右岸の平山崎地区は田園地帯だ。当時、河川敷には竹林と畑が連なっていた。1羽が鳴くと、必ず少し離れたところで別の1羽が鳴く。対岸だけでなく、こちら側に来ているときもある。左岸もまた縄張り内なのだろう。
ある朝6時ごろ、いつものように堤防の上を歩いていると、右岸の3カ所からキジの鳴き声が聞こえた。音源を探ると1羽は畑の真ん中に、ほかの2羽はそれぞれ離れて河川敷の砂地に近い草むらにいる。
3羽の距離を歩いて測った。AキジとBキジの間は240歩(一歩90センチとして216メートル)、BキジとCキジの間は100歩(同じく90メートル)。

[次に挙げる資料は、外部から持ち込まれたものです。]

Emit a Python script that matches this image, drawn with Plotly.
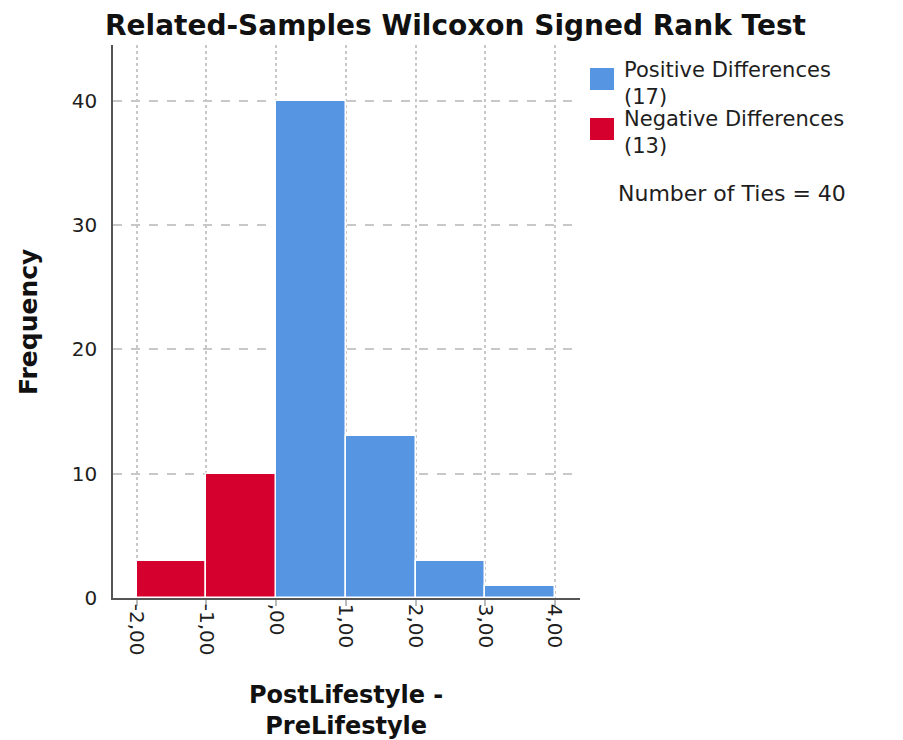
import plotly.graph_objects as go

bin_left = [-2, -1, 0, 1, 2, 3]
freq = [3, 10, 40, 13, 3, 1]
sign = ["neg", "neg", "pos", "pos", "pos", "pos"]
x_ticks = [-2, -1, 0, 1, 2, 3, 4]
x_tick_labels = ["-2,00", "-1,00", ",00", "1,00", "2,00", "3,00", "4,00"]
y_ticks = [0, 10, 20, 30, 40]
pos_label = ["Positive Differences", "(17)"]
neg_label = ["Negative Differences", "(13)"]
ties_text = "Number of Ties = 40"
title_text = "Related-Samples Wilcoxon Signed Rank Test"
x_title = ["PostLifestyle -", "PreLifestyle"]
y_title = "Frequency"

BLUE = "#5595E2"
RED = "#D6002F"
FONT = "DejaVu Sans, Verdana, sans-serif"
TXT = "#1e1e1e"

# page offset: body margin 8px
W, H = 895, 732
L, R, T, B = 105, 323, 37, 142
PW, PH = W - L - R, H - T - B


def px(xpage):
    return (xpage - 8 - L) / PW


def py(ypage):
    return (H - B + 8 - ypage) / PH


fig = go.Figure()
for key, color in [("pos", BLUE), ("neg", RED)]:
    xs = [b + 0.5 for b, s in zip(bin_left, sign) if s == key]
    ys = [f for f, s in zip(freq, sign) if s == key]
    fig.add_trace(go.Bar(x=xs, y=ys, width=1, showlegend=False,
                         marker=dict(color=color, line=dict(color="white", width=1.5))))

fig.update_layout(
    width=W, height=H,
    plot_bgcolor="white", paper_bgcolor="white",
    margin=dict(l=L, r=R, t=T, b=B, autoexpand=False),
    bargap=0,
    title=dict(text="<b>" + title_text + "</b>",
               xref="container", x=0.5, xanchor="center",
               yref="container", y=1 - 17 / H, yanchor="middle",
               font=dict(family=FONT, size=28, color="#111")),
    font=dict(family=FONT, color=TXT),
    showlegend=False,
)
fig.update_xaxes(range=[-2.34, 4.36], tickvals=x_ticks, ticktext=x_tick_labels,
                 tickangle=90, tickfont=dict(family=FONT, size=20, color=TXT),
                 showline=True, linecolor="#555", linewidth=1.5,
                 showgrid=True, gridcolor="#c8c8c8", griddash="dot", gridwidth=1.5,
                 ticks="outside", ticklen=6, tickcolor="#bbbbbb", tickwidth=1.5,
                 ticklabelstandoff=-6,
                 zeroline=False, automargin=False)
fig.update_yaxes(range=[0, 44.5], tickvals=y_ticks,
                 tickfont=dict(family=FONT, size=20, color=TXT),
                 showline=True, linecolor="#555", linewidth=1.5,
                 showgrid=True, gridcolor="#c8c8c8", griddash="dash", gridwidth=1.5,
                 ticks="", ticklabelstandoff=10, zeroline=False, automargin=False)

# axis titles
fig.add_annotation(text="<b>" + y_title + "</b>", xref="paper", yref="paper",
                   x=px(28), y=py(322), textangle=-90, showarrow=False,
                   xanchor="center", yanchor="middle",
                   font=dict(family=FONT, size=25, color="#111"))
fig.add_annotation(text="<b>" + "<br>".join(x_title) + "</b>", xref="paper", yref="paper",
                   x=px(346), y=py(710), showarrow=False,
                   xanchor="center", yanchor="middle", borderpad=0,
                   font=dict(family=FONT, size=24, color="#111"))

# legend (drawn manually for large swatches)
for lines, color, top in [(pos_label, BLUE, 68), (neg_label, RED, 118)]:
    fig.add_shape(type="rect", xref="paper", yref="paper",
                  x0=px(590), x1=px(614), y0=py(top), y1=py(top + 22),
                  fillcolor=color, line=dict(width=0))
    fig.add_annotation(text="<br>".join(lines), xref="paper", yref="paper",
                       x=px(623), y=py(top + 15), showarrow=False,
                       xanchor="left", yanchor="middle", align="left", borderpad=0,
                       font=dict(family=FONT, size=21, color=TXT))

fig.add_annotation(text=ties_text, xref="paper", yref="paper", x=px(616), y=py(193),
                   xanchor="left", yanchor="middle", showarrow=False,
                   font=dict(family=FONT, size=22, color=TXT))

fig.write_html("out.html")
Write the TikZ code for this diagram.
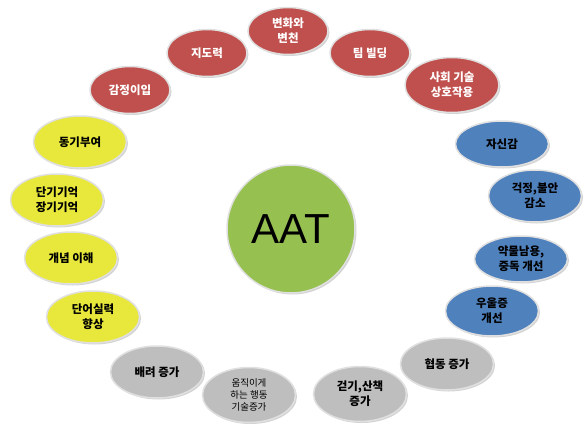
\documentclass[tikz,border=0pt]{standalone}
\usepackage{fontspec}
\setmainfont{Noto Sans CJK KR}
\newfontfamily\latin{Liberation Sans}
\usetikzlibrary{shapes.geometric,shadows}

\definecolor{bubred}{RGB}{192,80,77}
\definecolor{bubblue}{RGB}{79,129,189}
\definecolor{bubyellow}{RGB}{232,232,60}
\definecolor{bubgrey}{RGB}{190,190,190}
\definecolor{bubgreen}{RGB}{150,192,80}

\begin{document}
\begin{tikzpicture}[x=1pt,y=-1pt,
  bub/.style={ellipse,draw=black!12,line width=1.5pt,inner sep=0pt,
    minimum width=93pt,minimum height=52pt,align=center,
    font=\bfseries\fontsize{11.5}{15}\selectfont,
    drop shadow={shadow xshift=1.5pt,shadow yshift=-1.5pt,opacity=0.35}},
  redbub/.style={bub,fill=bubred,text=white,minimum width=80pt,minimum height=47pt},
  bluebub/.style={bub,fill=bubblue},
  yellowbub/.style={bub,fill=bubyellow},
  greybub/.style={bub,fill=bubgrey}]
  \useasboundingbox (0,0) rectangle (587,426);

  % centre
  \node[circle,fill=bubgreen,draw=black!12,line width=1.5pt,minimum size=128pt,
        drop shadow={shadow xshift=1.5pt,shadow yshift=-1.5pt,opacity=0.35},
        font=\latin\fontsize{42}{42}\selectfont] (aat) at (291,229) {AAT};

  % red
  \node[redbub] (empathy) at (130,90) {감정이입};
  \node[redbub] (lead) at (207,53) {지도력};
  \node[redbub] (change) at (288,31) {변화와\\변천};
  \node[redbub] (team) at (370,53) {팀 빌딩};
  \node[redbub,minimum width=94pt,minimum height=55pt] (social) at (452,85) {사회 기술\\상호작용};

  % blue
  \node[bluebub,minimum height=46pt] (conf) at (502,144) {자신감};
  \node[bluebub] (worry) at (535,196) {걱정,불안\\감소};
  \node[bluebub,minimum height=46pt] (drug) at (521,259) {약물남용,\\중독 개선};
  \node[bluebub,minimum height=50pt] (dep) at (492,311) {우울증\\개선};

  % grey
  \node[greybub] (coop) at (447,364) {협동 증가};
  \node[greybub,minimum height=55pt] (walk) at (360,394) {걷기,산책\\증가};
  \node[greybub,minimum height=55pt,font=\fontsize{9.5}{12}\selectfont] (move) at (249,395) {움직이게\\하는 행동\\기술증가};
  \node[greybub] (care) at (157,372) {배려 증가};

  % yellow
  \node[yellowbub] (vocab) at (93,317) {단어실력\\향상};
  \node[yellowbub] (concept) at (71,258) {개념 이해};
  \node[yellowbub] (memory) at (57,200) {단기기억\\장기기억};
  \node[yellowbub] (motive) at (80,142) {동기부여};
\end{tikzpicture}
\end{document}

真ん中のBキジの縄張りは、中間で線引きをすると108メートル+45メート=153メートルになる。
少し余裕をもたせて200メートルごとに縄張りがあるとすると、オスのキジは1キロメートルに5羽いることになる。これは多すぎるか。
それから10年。雄はちょくちょく見かけるが、雌を目撃したのはまだ2回しかない。砂地に雄といた、単独でいた――岸辺だからわかったことだ。
それが、2週間前、堤防を車で行くと、はるか前方を雌が飛んで横切り、人間の住む側の土手に消えた。減速して近づき、止めてそのへんを見回したら、砂浴びを繰り返していた。10日後、今度は反対側の土手の下に雄がいた。写真を撮って拡大すると、手前に雌がいる=写真。肉眼では気づかなかった。
キジの雌は雄の縄張りを渡り歩く習性があるという。雄から見ればみんな妻だが、子どもの父親は母親にしかわからない、いや母親もわからない? ペアでいたということは、子孫をつくる作業中なのかもしれない。でも、人の目に触れるところに雌がいるということは、猫や犬、キツネなどから狙われやすいということでもあるのではないか。
同じ場所で抱卵を始める可能性は、あるのかないのか。堤防からいきものをウオッチングする楽しみが増えた。